For all the talk of a "cyber Pearl Harbor" or a "cyber 9/11", there really are only three incidents that one can point to where a cyberattack caused significant harm to a country.
The first is Stuxtnet, the computer virus that infiltrated Iran's nuclear program and caused a number of centrifuges to self-destruct. Those destroyed centrifuges set Iran's nuclear program back by several years (we think), and (we pretty much know) was perpetrated by a combination of Israeli and American actors.
The other two can be combined into one attack: the Bradley Manning/Wikileaks affair and Edward Snowden's data dump. In each of those cases an insider gained unauthorized access to a trove of classified documents, secreted them out of U.S. hands, and released them into the wild.
Of the two, Mr. Snowden's data theft has caused the most harm. The documents he has released, and continues to release, have put the U.S. on the defensive globally, and also exposed a harsh light on just how voracious our intelligence community's appetite has been for unfiltered data. The net result of Mr. Snowden's actions has been to give our enemies ammunition for arguments that America is an arrogant hypocritical giant, and has given our allies pause (and even outright offense) at the prospect of assisting the U.S. with its intelligence operations.
So, knowing that America has been on the giving and receiving end of cyberattacks, we have to ask ourselves what are the consequences of that history. First, it has given our enemies an understanding of our capabilities and the ability to argue that "the U.S. did it first." In other words - to use a legal term - America now comes forward with "unclean hands." For as much offense we take at Chinese and Iranian cyberattacks, the reality is that we cleared the path for such events and should not be surprised when we are attacked.

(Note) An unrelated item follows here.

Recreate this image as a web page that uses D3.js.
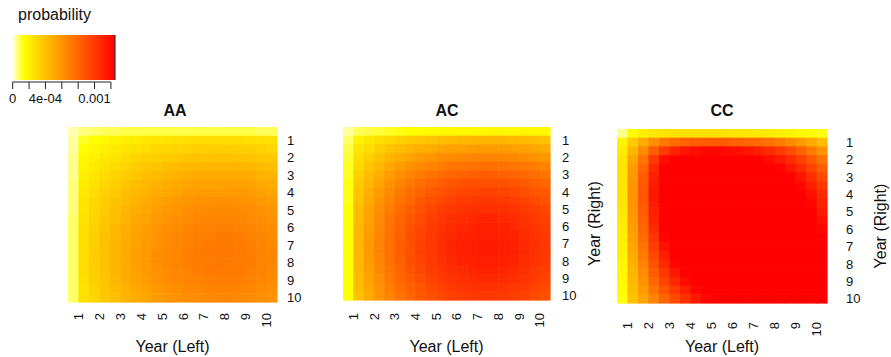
<!DOCTYPE html>
<html>
<head>
<meta charset="utf-8">
<script src="https://cdn.jsdelivr.net/npm/d3@7"></script>
<style>
  body { margin: 0; background: #fff; }
  text { font-family: "Liberation Sans", Arial, sans-serif; fill: #111; }
</style>
</head>
<body>
<div id="canvas"></div>
<script>
"use strict"
// canvas size
let svgWidth = 891;
let svgHeight = 357;

// ---- data ----
let panelNames = ["AA", "AC", "CC"];
let yearTicks = [1, 2, 3, 4, 5, 6, 7, 8, 9, 10];
let legendTicks = [0, 0.0002, 0.0004, 0.0006, 0.0008, 0.001, 0.0012];
let legendTickLabels = ["0", "", "4e-04", "", "", "0.001", ""];

// probability in units of 1e-5, 20 x 20 half-year cells
// rows = Year (Right) from top, columns = Year (Left) from left
let aaValues = [
  [3,6,7,8,8,9,9,9,9,9,9,9,9,9,9,9,9,9,8,8],
  [4,11,13,16,18,20,21,23,24,25,26,27,28,28,28,28,28,27,26,26],
  [4,13,17,19,22,24,26,28,30,31,32,33,34,34,35,35,34,34,33,31],
  [5,16,19,23,25,28,31,33,35,36,37,39,39,40,40,40,40,39,38,37],
  [5,18,22,25,29,32,35,37,39,41,42,44,44,45,45,45,45,44,43,41],
  [5,20,24,28,32,35,38,41,43,45,47,48,49,50,50,50,50,49,47,46],
  [6,21,26,31,34,38,42,44,47,49,51,53,54,54,55,55,54,53,51,50],
  [6,23,28,33,37,41,44,47,50,52,54,56,57,58,58,58,58,57,55,53],
  [6,24,30,35,39,43,47,50,53,56,58,59,61,61,62,62,61,60,58,56],
  [6,25,31,36,41,45,49,52,56,58,60,62,64,64,65,65,64,63,61,59],
  [7,26,32,38,42,47,51,54,58,60,62,64,66,66,67,67,66,65,63,61],
  [7,27,33,39,44,48,53,56,59,62,64,66,68,68,69,69,68,67,65,63],
  [7,28,34,40,44,49,54,57,61,64,66,68,69,70,71,71,70,68,66,64],
  [7,28,34,40,45,50,54,58,61,64,66,68,70,71,71,71,71,69,67,65],
  [7,28,35,40,45,50,55,58,62,65,67,69,71,71,72,72,71,70,68,66],
  [7,28,35,40,45,50,55,58,62,65,67,69,71,71,72,72,71,70,68,66],
  [7,28,34,40,45,50,54,58,61,64,66,68,70,71,71,71,71,69,67,65],
  [7,27,34,39,44,49,53,57,60,63,65,67,68,69,70,70,69,68,66,64],
  [7,26,32,38,43,47,51,55,58,61,63,65,66,67,68,68,67,66,64,62],
  [7,26,31,37,41,46,50,53,56,59,61,63,64,65,66,66,65,64,62,60]
];

let acValues = [
  [4,8,9,10,11,12,13,14,14,15,15,15,16,16,16,16,16,16,15,15],
  [7,18,23,27,30,33,36,38,40,42,43,44,45,45,45,45,44,43,42,40],
  [9,23,28,33,38,42,45,48,50,53,54,55,56,57,57,56,55,54,52,50],
  [10,27,33,39,45,49,53,57,59,62,64,65,66,67,67,66,65,63,61,59],
  [11,30,38,45,51,56,61,64,67,70,73,74,75,76,76,75,73,72,70,67],
  [11,33,42,49,56,62,67,71,74,78,80,82,83,84,84,83,81,79,77,74],
  [12,36,45,53,61,67,72,77,80,84,87,89,90,90,90,90,88,86,83,80],
  [12,38,48,57,64,71,77,82,86,89,92,94,95,96,96,95,93,91,88,86],
  [12,40,50,59,67,74,80,86,90,94,97,99,100,101,101,100,98,96,93,90],
  [13,42,53,62,70,78,84,89,94,98,101,103,104,105,105,104,102,100,97,94],
  [13,43,54,64,73,80,87,92,97,101,104,106,107,109,109,107,105,103,100,97],
  [13,44,55,65,74,82,89,94,99,103,106,108,110,111,111,110,107,105,102,99],
  [13,45,56,66,75,83,90,95,100,104,107,110,111,112,112,111,109,106,103,100],
  [13,45,57,67,76,84,90,96,101,105,109,111,112,113,113,112,110,107,104,101],
  [13,45,57,67,76,84,90,96,101,105,109,111,112,113,113,112,110,107,104,101],
  [13,45,56,66,75,83,90,95,100,104,107,110,111,112,112,111,109,106,103,100],
  [13,44,55,65,73,81,88,93,98,102,105,107,109,110,110,109,106,104,101,98],
  [13,43,54,63,72,80,86,91,96,100,103,105,106,107,107,106,104,102,99,96],
  [13,42,52,61,70,77,83,88,93,97,100,102,103,104,104,103,101,99,96,93],
  [13,40,50,59,67,74,80,86,90,94,97,99,100,101,101,100,98,96,93,90]
];

let ccValues = [
  [5,14,20,23,25,26,26,26,26,26,25,25,24,23,22,20,18,16,14,12],
  [18,36,50,62,72,78,82,84,85,85,84,82,80,78,75,70,65,58,50,42],
  [22,45,64,85,100,110,116,120,122,122,121,119,116,112,106,100,92,83,72,60],
  [24,52,74,100,120,130,135,138,140,140,138,135,130,125,120,114,106,97,86,74],
  [25,56,80,108,128,140,148,150,152,152,150,146,142,136,130,124,116,107,96,84],
  [25,58,84,112,134,148,155,160,160,160,158,155,150,145,138,132,125,116,105,93],
  [25,60,86,114,136,150,160,165,166,166,164,160,156,150,145,138,130,122,112,100],
  [25,60,87,115,137,152,162,168,170,170,168,164,160,155,150,144,136,128,118,106],
  [24,60,86,114,136,152,162,168,170,170,168,166,162,158,152,146,140,132,122,110],
  [23,59,85,112,134,150,160,166,168,170,168,166,162,158,154,148,142,135,126,114],
  [22,58,83,110,132,148,158,164,166,168,166,164,162,158,154,149,144,137,128,118],
  [21,56,80,106,128,144,154,160,163,164,164,162,160,157,153,149,144,138,130,122],
  [20,54,77,102,123,140,150,156,160,162,162,160,158,156,152,148,144,138,132,125],
  [19,52,74,98,118,134,146,152,156,158,158,158,156,154,150,147,143,138,133,128],
  [18,50,71,94,112,128,140,148,152,155,156,155,154,152,149,146,142,138,134,130],
  [17,48,68,90,107,122,134,142,148,151,152,152,151,150,147,144,141,138,134,130],
  [16,46,64,85,101,115,127,136,142,146,148,148,148,147,145,142,140,137,134,130],
  [15,44,61,80,95,108,120,130,136,141,144,145,145,144,143,141,138,136,133,130],
  [14,42,57,74,88,100,112,122,130,135,139,141,142,142,141,139,137,135,132,129],
  [12,40,53,68,80,92,104,114,122,128,133,136,138,139,139,138,136,134,131,128]
];

let panelValues = [aaValues, acValues, ccValues];

// ---- layout (where each panel sits on the page) ----
let panelBoxes = [
  { x0: 68,  x1: 277, y0: 127, y1: 302, titleX: 175, rowLabelX: 287, colLabelY: 313, xLabY: 352, yLabX: 322, bgLeft: 0 },
  { x0: 343, x1: 550, y0: 127, y1: 300, titleX: 447, rowLabelX: 562, colLabelY: 313, xLabY: 352, yLabX: 594, bgLeft: 302 },
  { x0: 617, x1: 827, y0: 129, y1: 303, titleX: 722, rowLabelX: 846, colLabelY: 322, xLabY: 352, yLabX: 880, bgLeft: 0 }
];

let svg = d3.select("#canvas")
  .append("svg")
  .attr("width", svgWidth)
  .attr("height", svgHeight);

svg.append("rect")
  .attr("width", svgWidth)
  .attr("height", svgHeight)
  .attr("fill", "#ffffff");

// colour scale: pale -> yellow -> red, saturates above the top
let colorScale = d3.scaleLinear()
  .domain([0, 0.00013, 0.00125])
  .range(["#ffffe6", "#ffff00", "#ff0000"])
  .clamp(true);

panelNames.forEach(function (name, i) {
  drawPanel(name, panelValues[i], panelBoxes[i]);
});

drawLegend();


function drawPanel(name, values, box) {
  let g = svg.append("g");

  // white backing, the next panel covers the end of the previous one
  if (box.bgLeft > 0) {
    g.append("rect")
      .attr("x", box.bgLeft)
      .attr("y", 100)
      .attr("width", box.x0 - box.bgLeft)
      .attr("height", 200)
      .attr("fill", "#ffffff");
  }

  // build cell table from the value rows
  let cells = [];
  values.forEach(function (row, r) {
    row.forEach(function (v, c) {
      cells.push({ r: r, c: c, p: v * 1e-5 });
    });
  });

  let xCell = d3.scaleBand().domain(d3.range(values[0].length)).range([box.x0, box.x1]);
  let yCell = d3.scaleBand().domain(d3.range(values.length)).range([box.y0, box.y1]);

  g.selectAll("rect.cell")
    .data(cells)
    .join("rect")
    .attr("class", "cell")
    .attr("x", function (d) { return xCell(d.c); })
    .attr("y", function (d) { return yCell(d.r); })
    .attr("width", xCell.bandwidth() + 0.6)
    .attr("height", yCell.bandwidth() + 0.6)
    .attr("fill", function (d) { return colorScale(d.p); });

  // year scales for the labels (each year = 2 cells)
  let xYear = d3.scaleLinear().domain([0.5, 10.5]).range([box.x0, box.x1]);
  let yYear = d3.scaleLinear().domain([0.25, 10.25]).range([box.y0, box.y1]);

  // right side labels 1..10
  let rightAxis = g.append("g")
    .attr("transform", "translate(" + box.rowLabelX + ",0)")
    .call(d3.axisRight(yYear).tickValues(yearTicks).tickSize(0).tickPadding(0));
  rightAxis.select(".domain").remove();
  rightAxis.selectAll("text")
    .attr("font-family", "Liberation Sans, Arial, sans-serif")
    .attr("font-size", 13)
    .attr("fill", "#111");

  // bottom labels, rotated
  g.selectAll("text.colLabel")
    .data(yearTicks)
    .join("text")
    .attr("class", "colLabel")
    .attr("transform", function (d) { return "translate(" + xYear(d) + "," + box.colLabelY + ") rotate(-90)"; })
    .attr("text-anchor", "end")
    .attr("dy", "0.35em")
    .attr("font-size", 13)
    .text(function (d) { return d; });

  // title
  g.append("text")
    .attr("x", box.titleX)
    .attr("y", 116)
    .attr("text-anchor", "middle")
    .attr("font-size", 16)
    .attr("font-weight", "bold")
    .text(name);

  // axis titles
  g.append("text")
    .attr("x", (box.x0 + box.x1) / 2)
    .attr("y", box.xLabY)
    .attr("text-anchor", "middle")
    .attr("font-size", 16)
    .text("Year (Left)");

  g.append("text")
    .attr("transform", "translate(" + box.yLabX + "," + ((box.y0 + box.y1) / 2 + 10) + ") rotate(-90)")
    .attr("text-anchor", "middle")
    .attr("dy", "0.35em")
    .attr("font-size", 16)
    .text("Year (Right)");
}


function drawLegend() {
  let lx0 = 12.7, lx1 = 115, ly0 = 35, ly1 = 80;

  let legendScale = d3.scaleLinear().domain([0, 0.00125]).range([lx0, lx1]);

  svg.append("text")
    .attr("x", 18)
    .attr("y", 20)
    .attr("font-size", 16)
    .text("probability");

  // gradient from the colour scale
  let defs = svg.append("defs");
  let grad = defs.append("linearGradient")
    .attr("id", "probGradient")
    .attr("x1", "0%").attr("x2", "100%")
    .attr("y1", "0%").attr("y2", "0%");

  d3.range(0, 1.0001, 0.05).forEach(function (t) {
    grad.append("stop")
      .attr("offset", (t * 100) + "%")
      .attr("stop-color", colorScale(legendScale.invert(lx0 + t * (lx1 - lx0))));
  });

  svg.append("rect")
    .attr("x", lx0)
    .attr("y", ly0)
    .attr("width", lx1 - lx0)
    .attr("height", ly1 - ly0)
    .attr("fill", "url(#probGradient)");

  // dark edge on the right
  svg.append("line")
    .attr("x1", lx1).attr("x2", lx1)
    .attr("y1", ly0).attr("y2", ly1)
    .attr("stroke", "#333")
    .attr("stroke-width", 1.2);

  // axis line + ticks
  let axisY = 82;
  svg.append("line")
    .attr("x1", legendScale(legendTicks[0]))
    .attr("x2", legendScale(legendTicks[legendTicks.length - 1]))
    .attr("y1", axisY).attr("y2", axisY)
    .attr("stroke", "#222");

  svg.selectAll("line.ltick")
    .data(legendTicks)
    .join("line")
    .attr("class", "ltick")
    .attr("x1", function (d) { return legendScale(d); })
    .attr("x2", function (d) { return legendScale(d); })
    .attr("y1", axisY).attr("y2", axisY + 7)
    .attr("stroke", "#222");

  svg.selectAll("text.ltext")
    .data(legendTicks)
    .join("text")
    .attr("class", "ltext")
    .attr("x", function (d) { return legendScale(d); })
    .attr("y", 103)
    .attr("text-anchor", "middle")
    .attr("font-size", 13)
    .text(function (d, i) { return legendTickLabels[i]; });
}
</script>
</body>
</html>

Second, we are forced to ask ourselves an uncomfortable but necessary question: is the U.S. government out of control? Or more specifically, is the NSA out of control and on a mission to spy on every single American?
Honestly, I think not.
While the NSA certainly has a good amount of soul-searching to do, we cannot forget the environment that drove it to its actions. In the post 9/11 world if there was one statement repeated more than any other, it was that the intelligence community had to "connect the dots." Failure to detect and identify potential terrorists or terrorist attacks was simply not an option for our intelligence community. If they did fail, lives would be lost and otherwise successful programs would be torn apart. So I understand why the NSA pushed the envelope on its tactics as much as possible - it needed all of the dots it could get its hands on so nothing was missed.
And for all those in Congress who accuse the NSA of irresponsible or reprehensible behavior, they have to take a minute to look in the mirror. After all, it was Congress who tirelessly banged on the Intelligence Community to discover evil plots before they were executed. Heck, even after the Boston Marathon bombings one of the first questions asked was: "How could the intelligence community not figure out these men were planning something?" One thing we now know is that it wasn't for a lack of trying on the part of the Intelligence Community.

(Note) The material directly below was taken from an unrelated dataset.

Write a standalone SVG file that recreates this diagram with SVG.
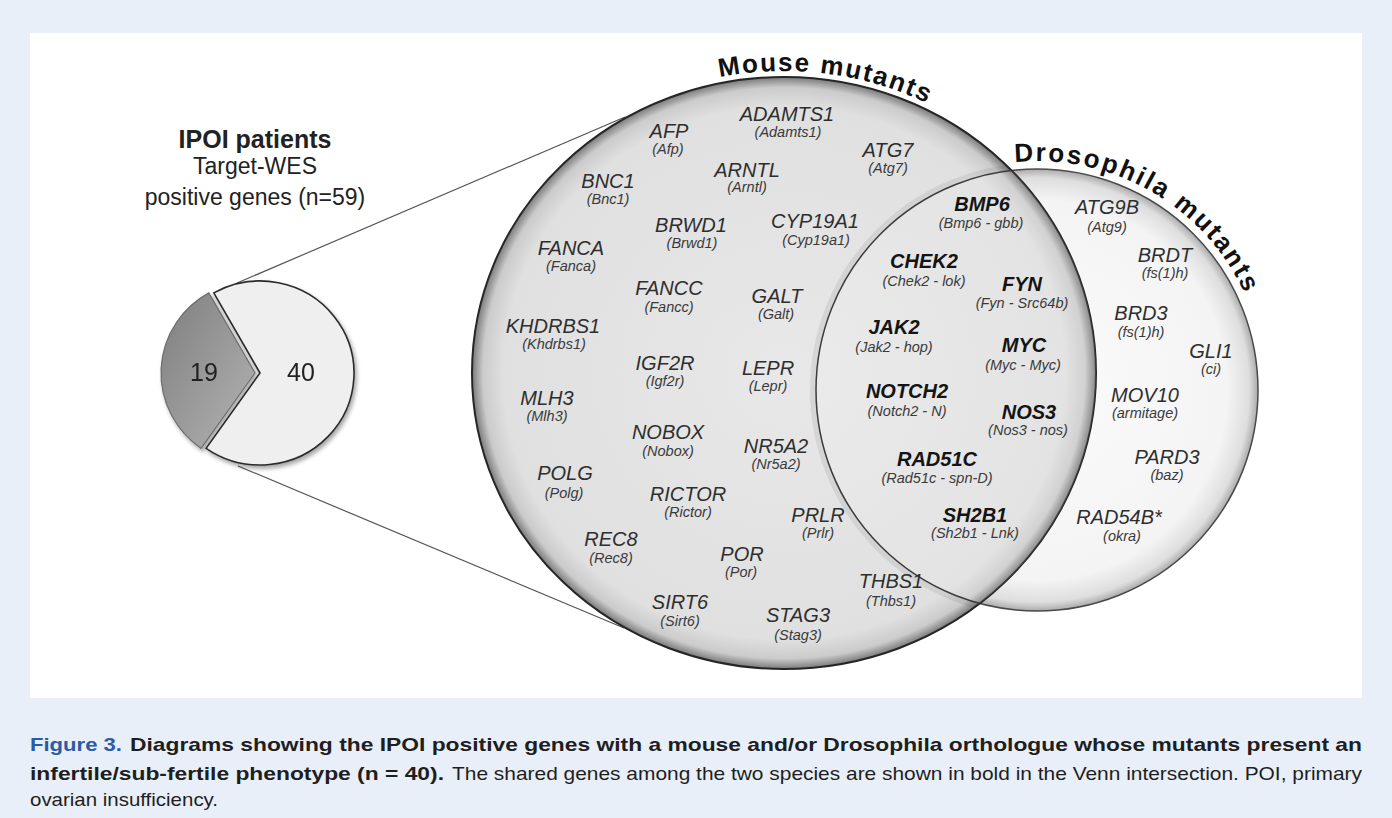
<svg xmlns="http://www.w3.org/2000/svg" width="1392" height="818" viewBox="0 0 1392 818">
<defs>
<style>
.g{font-family:"Liberation Sans",Arial,sans-serif;font-style:italic;font-size:20px;fill:#2e2e2e;text-anchor:middle}
.o{font-family:"Liberation Sans",Arial,sans-serif;font-style:italic;font-size:14.5px;fill:#3a3a3a;text-anchor:middle}
.b{font-weight:bold;fill:#141414}
.arc{font-family:"Liberation Sans",Arial,sans-serif;font-weight:bold;font-size:26px;fill:#111}
.hd{font-family:"Liberation Sans",Arial,sans-serif;fill:#222;text-anchor:middle}
.cap{font-family:"Liberation Sans",Arial,sans-serif;font-size:19px;fill:#1e1e1e}
.conn{stroke:#555;stroke-width:1.2;fill:none}
</style>
<radialGradient id="gMouse" cx="0.5" cy="0.5" r="0.5">
<stop offset="0" stop-color="#e8e8e8"/>
<stop offset="0.9" stop-color="#e0e0e0"/>
<stop offset="0.965" stop-color="#cbcbcb"/>
<stop offset="1" stop-color="#7a7a7a"/>
</radialGradient>
<radialGradient id="gDros" cx="0.5" cy="0.5" r="0.5">
<stop offset="0" stop-color="#fbfbfb"/>
<stop offset="0.86" stop-color="#f4f4f4"/>
<stop offset="0.96" stop-color="#dedede"/>
<stop offset="1" stop-color="#ababab"/>
</radialGradient>
<linearGradient id="gDark" x1="0" y1="0" x2="1" y2="1">
<stop offset="0" stop-color="#7e7e7e"/>
<stop offset="1" stop-color="#b4b4b4"/>
</linearGradient>
<filter id="sh" x="-20%" y="-20%" width="140%" height="140%">
<feDropShadow dx="2" dy="3" stdDeviation="2" flood-color="#000" flood-opacity="0.35"/>
</filter>
<clipPath id="clipMouse"><ellipse cx="784" cy="373" rx="312" ry="296"/></clipPath>
<path id="pMouse" d="M 466 373 A 318 302 0 0 1 1102 373"/>
<path id="pDros" d="M 808 390 A 229 229 0 0 1 1266 390"/>
</defs>

<rect x="0" y="0" width="1392" height="818" fill="#e8eff8"/>
<rect x="30" y="33" width="1332" height="665" fill="#ffffff"/>

<g id="connectors">
<line class="conn" x1="237" y1="283" x2="625" y2="117"/>
<line class="conn" x1="238" y1="466" x2="624" y2="628"/>
</g>

<g id="ipoi-title">
<text class="hd" x="255" y="148" font-size="25" font-weight="bold">IPOI patients</text>
<text class="hd" x="255" y="174" font-size="23">Target-WES</text>
<text class="hd" x="255" y="205" font-size="23">positive genes (n=59)</text>
</g>

<g id="pie" filter="url(#sh)">
<path d="M 260 373 L 213.8 292.9 A 94 92 0 1 1 206.1 448.4 Z" fill="#efefef" stroke="#2b2b2b" stroke-width="1.6"/>
<path d="M 255 373 L 201.1 448.4 A 94 92 0 0 1 208.8 292.9 Z" fill="url(#gDark)" stroke="#6d6d6d" stroke-width="1.2"/>
<text x="204" y="381" font-family="Liberation Sans,Arial,sans-serif" font-size="25" fill="#222" text-anchor="middle">19</text>
<text x="301" y="381" font-family="Liberation Sans,Arial,sans-serif" font-size="25" fill="#222" text-anchor="middle">40</text>
</g>

<g id="drosophila-set">
<circle cx="1037" cy="390" r="221" fill="url(#gDros)" stroke="#4a4a4a" stroke-width="1.5"/>
<text class="arc" letter-spacing="2.2"><textPath href="#pDros" startOffset="337">Drosophila mutants</textPath></text>
</g>

<g id="mouse-set">
<ellipse cx="784" cy="373" rx="312" ry="296" fill="url(#gMouse)" stroke="#262626" stroke-width="2"/>
<text class="arc" letter-spacing="1.8"><textPath href="#pMouse" startOffset="422">Mouse mutants</textPath></text>
</g>

<g id="intersection" clip-path="url(#clipMouse)">
<circle cx="1037" cy="390" r="221" fill="#ffffff" fill-opacity="0.12"/>
<circle cx="1037" cy="390" r="224" fill="none" stroke="#000" stroke-opacity="0.07" stroke-width="6"/>
<circle cx="1037" cy="390" r="221" fill="none" stroke="#3c3c3c" stroke-width="1.5"/>
</g>

<g id="mouse-genes">
<g id="AFP"><text class="g" x="669" y="138">AFP</text><text class="o" x="668" y="154">(Afp)</text></g>
<g id="ADAMTS1"><text class="g" x="787" y="121">ADAMTS1</text><text class="o" x="788" y="137">(Adamts1)</text></g>
<g id="ATG7"><text class="g" x="888" y="157">ATG7</text><text class="o" x="888" y="173">(Atg7)</text></g>
<g id="ARNTL"><text class="g" x="747" y="177">ARNTL</text><text class="o" x="747" y="192">(Arntl)</text></g>
<g id="BNC1"><text class="g" x="608" y="188">BNC1</text><text class="o" x="608" y="204">(Bnc1)</text></g>
<g id="BRWD1"><text class="g" x="691" y="232">BRWD1</text><text class="o" x="692" y="248">(Brwd1)</text></g>
<g id="CYP19A1"><text class="g" x="815" y="228">CYP19A1</text><text class="o" x="816" y="245">(Cyp19a1)</text></g>
<g id="FANCA"><text class="g" x="571" y="255">FANCA</text><text class="o" x="571" y="271">(Fanca)</text></g>
<g id="FANCC"><text class="g" x="669" y="295">FANCC</text><text class="o" x="669" y="312">(Fancc)</text></g>
<g id="GALT"><text class="g" x="777" y="303">GALT</text><text class="o" x="776" y="319">(Galt)</text></g>
<g id="KHDRBS1"><text class="g" x="553" y="333">KHDRBS1</text><text class="o" x="554" y="349">(Khdrbs1)</text></g>
<g id="IGF2R"><text class="g" x="665" y="370">IGF2R</text><text class="o" x="665" y="386">(Igf2r)</text></g>
<g id="LEPR"><text class="g" x="768" y="375">LEPR</text><text class="o" x="768" y="391">(Lepr)</text></g>
<g id="MLH3"><text class="g" x="547" y="405">MLH3</text><text class="o" x="547" y="421">(Mlh3)</text></g>
<g id="NOBOX"><text class="g" x="668" y="439">NOBOX</text><text class="o" x="668" y="456">(Nobox)</text></g>
<g id="NR5A2"><text class="g" x="776" y="453">NR5A2</text><text class="o" x="776" y="469">(Nr5a2)</text></g>
<g id="POLG"><text class="g" x="565" y="480">POLG</text><text class="o" x="564" y="498">(Polg)</text></g>
<g id="RICTOR"><text class="g" x="688" y="501">RICTOR</text><text class="o" x="688" y="517">(Rictor)</text></g>
<g id="PRLR"><text class="g" x="818" y="522">PRLR</text><text class="o" x="818" y="538">(Prlr)</text></g>
<g id="REC8"><text class="g" x="611" y="546">REC8</text><text class="o" x="611" y="563">(Rec8)</text></g>
<g id="POR"><text class="g" x="742" y="561">POR</text><text class="o" x="741" y="577">(Por)</text></g>
<g id="THBS1"><text class="g" x="891" y="588">THBS1</text><text class="o" x="891" y="606">(Thbs1)</text></g>
<g id="SIRT6"><text class="g" x="680" y="609">SIRT6</text><text class="o" x="680" y="626">(Sirt6)</text></g>
<g id="STAG3"><text class="g" x="798" y="622">STAG3</text><text class="o" x="798" y="640">(Stag3)</text></g>
</g>

<g id="shared-genes">
<g id="BMP6"><text class="g b" x="982" y="211">BMP6</text><text class="o" x="981" y="228">(Bmp6 - gbb)</text></g>
<g id="CHEK2"><text class="g b" x="924" y="268">CHEK2</text><text class="o" x="924" y="286">(Chek2 - lok)</text></g>
<g id="FYN"><text class="g b" x="1022" y="291">FYN</text><text class="o" x="1022" y="308">(Fyn - Src64b)</text></g>
<g id="JAK2"><text class="g b" x="894" y="334">JAK2</text><text class="o" x="894" y="352">(Jak2 - hop)</text></g>
<g id="MYC"><text class="g b" x="1024" y="352">MYC</text><text class="o" x="1023" y="370">(Myc - Myc)</text></g>
<g id="NOTCH2"><text class="g b" x="907" y="398">NOTCH2</text><text class="o" x="907" y="416">(Notch2 - N)</text></g>
<g id="NOS3"><text class="g b" x="1029" y="419">NOS3</text><text class="o" x="1028" y="435">(Nos3 - nos)</text></g>
<g id="RAD51C"><text class="g b" x="937" y="466">RAD51C</text><text class="o" x="937" y="483">(Rad51c - spn-D)</text></g>
<g id="SH2B1"><text class="g b" x="975" y="522">SH2B1</text><text class="o" x="975" y="538">(Sh2b1 - Lnk)</text></g>
</g>

<g id="drosophila-genes">
<g id="ATG9B"><text class="g" x="1107" y="214">ATG9B</text><text class="o" x="1107" y="232">(Atg9)</text></g>
<g id="BRDT"><text class="g" x="1165" y="262">BRDT</text><text class="o" x="1165" y="278">(fs(1)h)</text></g>
<g id="BRD3"><text class="g" x="1141" y="320">BRD3</text><text class="o" x="1141" y="337">(fs(1)h)</text></g>
<g id="GLI1"><text class="g" x="1211" y="358">GLI1</text><text class="o" x="1211" y="374">(ci)</text></g>
<g id="MOV10"><text class="g" x="1145" y="402">MOV10</text><text class="o" x="1145" y="418">(armitage)</text></g>
<g id="PARD3"><text class="g" x="1167" y="464">PARD3</text><text class="o" x="1167" y="480">(baz)</text></g>
<g id="RAD54B"><text class="g" x="1119" y="524">RAD54B*</text><text class="o" x="1122" y="541">(okra)</text></g>
</g>

<g id="caption">
<text class="cap" x="30" y="751" font-weight="bold" style="fill:#2b5aa6" textLength="92" lengthAdjust="spacingAndGlyphs">Figure 3.</text>
<text class="cap" x="130" y="751" font-weight="bold" textLength="1232" lengthAdjust="spacingAndGlyphs">Diagrams showing the IPOI positive genes with a mouse and/or Drosophila orthologue whose mutants present an</text>
<text class="cap" x="30" y="780" font-weight="bold" textLength="414" lengthAdjust="spacingAndGlyphs">infertile/sub-fertile phenotype (n = 40).</text>
<text class="cap" x="452" y="780" textLength="910" lengthAdjust="spacingAndGlyphs">The shared genes among the two species are shown in bold in the Venn intersection. POI, primary</text>
<text class="cap" x="30" y="806" textLength="188" lengthAdjust="spacingAndGlyphs">ovarian insufficiency.</text>
</g>
</svg>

There is an ultimate irony in all of this however. For years our defense and intelligence leadership, including General Alexander of the NSA, bemoaned the fact that the private sector wasn't doing enough to secure itself from cyberattacks. Despite the (often well-deserved) tongue lashings, the private sector moved cautiously on security. The revelations about the NSA's alleged efforts to read Google and Yahoo's traffic has finally spurred those and other companies into action. They are now rushing to encrypt their data and prevent anyone from breaking into their systems. And so that is the biggest irony of all—it wasn't an enemy cyberattack that pushed many companies to increase their cyber defenses, rather it was the overly zealous efforts of our nation's cyber warriors.
One can easily imagine a significantly reined in NSA in the near future, moving along with many pairs of Congressional eyes looking over its shoulder. While we may have made ourselves a little safer by recoiling at what the Intelligence Community has been up to, ultimately though we have to remind ourselves that the cyber genie is out of the bottle and there is no putting it back. Our enemies are empowered and we feel chastened. At the end of the day we have to remember the enemy isn't us. There are many bad actors out there who can and will do us significant harm, and we need to focus our efforts on stopping them.